In answer to your first question - if you cannot agree proposals to settle your disagreement the mediation will end without any agreed proposals. However neither you or your former partner will be prejudiced by having tried but failed to resolve matters in mediation. All discussions taking place during mediation are without prejudice and confidential and this means that what has been said during mediation cannot be disclosed to anyone (including in court proceedings) but your legal advisers.
Mediation is used in circumstances where neither party thinks that they will be able to reach an agreement but where both parties would like to resolve their disagreement.
It is understandably hard for separated or separating couples to think that they will ever be able to resolve their differences and that is why many separating couples turn to the courts for a Judge to make a decision about what should happen. One of the ways that mediation works is that most disagreements involve a difference in perception. You and your former partner's perception of what should happen regarding your children is different. It becomes, as you may have experienced, almost impossible for either you or your former partner to shift your perceptions and therefore your positions in the argument. A mediator is free of your perceptions and those of your partner and is therefore able to suggest ways of reconciling your differing views by either finding common ground or by coming up with new ideas that both of you can buy into.
I hope this helps.
Thank you for your question.
I understand what you are asking as - whether mediation can help relationships that have not broken down but that are in danger of doing so. If I have got that wrong, please say.
Where relationships are in difficulty couples therapy would be an appropriate place to look at and explore issues in the relationship including coming to a decision about whether to stay together or not.

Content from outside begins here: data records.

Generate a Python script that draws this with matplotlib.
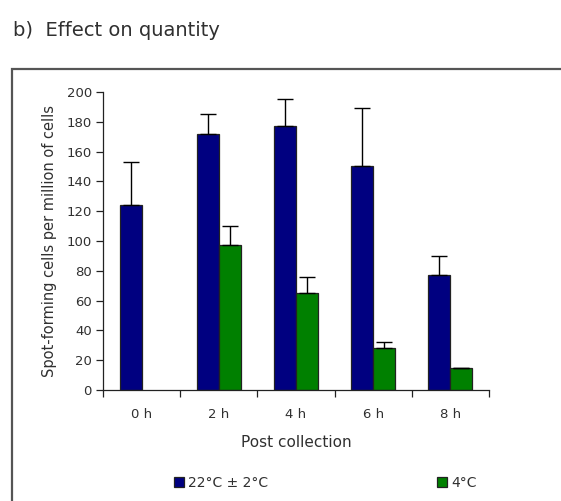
import matplotlib
matplotlib.use("Agg")
import matplotlib.pyplot as plt
import numpy as np
from matplotlib.patches import Rectangle

plt.rcParams['font.family'] = ['DejaVu Sans']

# data
timepoints = ["0 h", "2 h", "4 h", "6 h", "8 h"]
warm_mean = [124, 172, 177, 150, 77]
warm_err = [29, 13, 18, 39, 13]
cold_mean = [0, 97, 65, 28, 15]
cold_err = [0, 13, 11, 4, 0]
series_labels = ["22°C ± 2°C", "4°C"]

navy = "#000080"
green = "#008000"
txt = "#303030"

fig = plt.figure(figsize=(5.61, 5.01), dpi=100)
ax = fig.add_axes([0.1836, 0.2216, 0.6881, 0.5948])

x = np.arange(len(timepoints))
w = 0.285
ekw = dict(ecolor="black", elinewidth=1.0, capsize=5.5, capthick=1.0)
b1 = ax.bar(x - w / 2, warm_mean, w, color=navy, edgecolor="#222222", linewidth=0.9,
            yerr=[np.zeros(len(x)), warm_err], error_kw=ekw, label=series_labels[0])
cold_plot = [m if m > 0 else np.nan for m in cold_mean]
b2 = ax.bar(x + w / 2, cold_plot, w, color=green, edgecolor="#222222", linewidth=0.9,
            yerr=[np.zeros(len(x)), cold_err], error_kw=ekw, label=series_labels[1])

ax.set_xlim(-0.5, len(x) - 0.5)
ax.set_ylim(0, 200)
ax.set_yticks(range(0, 201, 20))
ax.set_xticks(np.arange(len(x) + 1) - 0.5)
ax.set_xticklabels([])
ax.set_xticks(x, minor=True)
ax.set_xticklabels(timepoints, minor=True)
ax.tick_params(axis="x", which="minor", length=0, pad=13)
ax.tick_params(axis="x", which="major", length=5, width=0.9, color="#222222")
ax.tick_params(axis="y", length=5, width=0.9, color="#222222", pad=3)
for lab in ax.get_xticklabels(minor=True) + ax.get_yticklabels():
    lab.set_fontsize(9.5)
    lab.set_color(txt)
for s in ["top", "right"]:
    ax.spines[s].set_visible(False)
for s in ["left", "bottom"]:
    ax.spines[s].set_color("#222222")
    ax.spines[s].set_linewidth(0.9)

ax.set_ylabel("Spot-forming cells per million of cells", fontsize=10.5, color=txt, labelpad=7)
ax.set_xlabel("Post collection", fontsize=11, color=txt, labelpad=10)

fig.text(13 / 561, 1 - 30 / 501, "b)  Effect on quantity", fontsize=14, color=txt,
         va="center", ha="left")

fig.patches.append(Rectangle((12 / 561, -0.1), 1.2, 1.1 - 69 / 501, transform=fig.transFigure,
                             fill=False, edgecolor="#555555", linewidth=1.6, clip_on=False))

fig.legend(handles=[b1, b2], labels=series_labels, loc="center", ncol=2,
           bbox_to_anchor=(0.580, 1 - 483 / 501), frameon=False, fontsize=10,
           handlelength=0.7, handleheight=0.7, handletextpad=0.3, columnspacing=12.2,
           labelcolor=txt)

fig.savefig("out.png", dpi=100)
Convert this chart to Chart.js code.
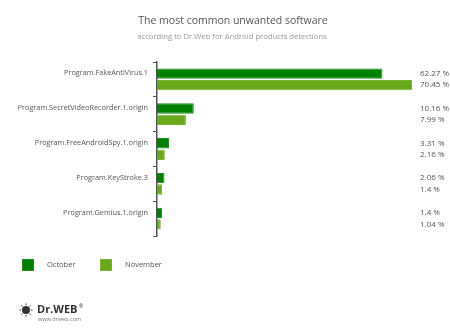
<!DOCTYPE html>
<html>
<head>
<meta charset="utf-8">
<script src="https://cdn.jsdelivr.net/npm/chart.js@4/dist/chart.umd.min.js"></script>
<style>
  html, body { margin: 0; padding: 0; background: #ffffff; }
  #wrap { position: relative; width: 450px; height: 332px; }
</style>
</head>
<body>
<div id="wrap"><canvas id="c" width="450" height="332"></canvas></div>
<script>
const categories = [
  "Program.FakeAntiVirus.1",
  "Program.SecretVideoRecorder.1.origin",
  "Program.FreeAndroidSpy.1.origin",
  "Program.KeyStroke.3",
  "Program.Gemius.1.origin"
];
const seriesNames = ["October", "November"];
const october = [62.27, 10.16, 3.31, 2.06, 1.4];
const november = [70.45, 7.99, 2.16, 1.4, 1.04];
const titleText = "The most common unwanted software";
const subtitleText = "according to Dr.Web for Android products detections";

const FONT = "'Open Sans', 'Noto Sans', sans-serif";
const colors = ["#008000", "#6aa81b"];
const borders = ["#1f8f1f", "#7bb535"];

const overlay = {
  id: 'overlay',
  afterDraw(chart) {
    const ctx = chart.ctx;
    ctx.save();
    // title
    ctx.textAlign = 'center';
    ctx.textBaseline = 'middle';
    ctx.fillStyle = '#555555';
    ctx.font = "10.5px " + FONT;
    ctx.fillText(titleText, 233, 21);
    ctx.fillStyle = '#999999';
    ctx.font = "7.7px " + FONT;
    ctx.fillText(subtitleText, 232, 37);

    // value labels
    ctx.textAlign = 'left';
    ctx.fillStyle = '#555555';
    ctx.font = "8px " + FONT;
    chart.data.datasets.forEach((ds, di) => {
      const meta = chart.getDatasetMeta(di);
      meta.data.forEach((bar, i) => {
        ctx.fillText(ds.data[i] + " %", 420, bar.y);
      });
    });

    // legend
    const legendX = [22, 100];
    chart.data.datasets.forEach((ds, di) => {
      const x = legendX[di];
      ctx.fillStyle = ds.backgroundColor;
      ctx.fillRect(x, 259, 12, 12);
      ctx.strokeStyle = ds.borderColor;
      ctx.lineWidth = 1;
      ctx.strokeRect(x + 0.5, 259.5, 11, 11);
      ctx.fillStyle = '#555555';
      ctx.font = "7.5px " + FONT;
      ctx.textAlign = 'left';
      ctx.fillText(ds.label, x + 25, 265);
    });

    // logo
    ctx.fillStyle = '#333333';
    ctx.beginPath();
    ctx.arc(26, 310, 4, 0, Math.PI * 2);
    ctx.fill();
    ctx.strokeStyle = '#333333';
    ctx.lineWidth = 1;
    for (let k = 0; k < 8; k++) {
      const a = k * Math.PI / 4;
      ctx.beginPath();
      ctx.moveTo(26 + Math.cos(a) * 5, 310 + Math.sin(a) * 5);
      ctx.lineTo(26 + Math.cos(a) * 6.5, 310 + Math.sin(a) * 6.5);
      ctx.stroke();
    }
    ctx.font = "bold 11px " + FONT;
    ctx.fillStyle = '#333333';
    ctx.textAlign = 'left';
    ctx.fillText("Dr.WEB", 37, 310);
    ctx.font = "5px " + FONT;
    ctx.fillText("®", 79, 307);
    ctx.fillStyle = '#777777';
    ctx.font = "5.5px " + FONT;
    ctx.fillText("www.drweb.com", 38, 319);
    ctx.restore();
  }
};

new Chart(document.getElementById('c'), {
  type: 'bar',
  data: {
    labels: categories,
    datasets: [
      { label: seriesNames[0], data: october, backgroundColor: colors[0], borderColor: borders[0], borderWidth: 1 },
      { label: seriesNames[1], data: november, backgroundColor: colors[1], borderColor: borders[1], borderWidth: 1 }
    ]
  },
  options: {
    indexAxis: 'y',
    responsive: false,
    animation: false,
    devicePixelRatio: 1,
    layout: { padding: { top: 62, bottom: 96, left: 0, right: 38 } },
    categoryPercentage: 0.66,
    barPercentage: 0.9,
    plugins: {
      legend: { display: false },
      title: { display: false },
      tooltip: { enabled: false }
    },
    scales: {
      x: {
        display: false,
        min: 0,
        max: Math.max(...october, ...november)
      },
      y: {
        afterFit(scale) { scale.width = 157; },
        grid: { drawOnChartArea: false, tickLength: 4, color: '#555555', offset: true },
        border: { color: '#555555', width: 1.5 },
        ticks: { color: '#555555', font: { family: FONT, size: 7.3 }, padding: 5, labelOffset: -6 }
      }
    }
  },
  plugins: [overlay]
});
</script>
</body>
</html>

Mediation is a process used to resolve specific and identifiable disputes or disagreements about particular issues. It is not therapy, though many mediators are trained counsellors or psychotherapists. Therefore where couples are thinking about separating or are embarking upon a trial separation, mediation could potentially be used to consider what might happen regarding arrangements for children and finances should the relationship breakdown or during the trial separation.
I hope I have interpreted your question correctly.
Thank you for your question.
Mediation is a process used to resolve disputes so that if your ex partner disagreed with the plan to adopt you could try mediation. However mediation is a voluntary process and your ex partner would have to agree to take part in it.
The mediator is a neutral and impartial third party in the process. The mediator will not give legal advice or take sides. So the Mediator would not act on your behalf in communicating with your ex partner on your behalf. The mediator would be able to write to your ex partner and invite him to take part in the mediation. But your ex partner could not be forced to mediate.
I hope this helps.
Thank you so much Amina for taking the time to answer all these questions in such beautifully in-depth detail! It's really greatly appreciated and you've provided some fantastic and insightful answers. Same time next year we hope so!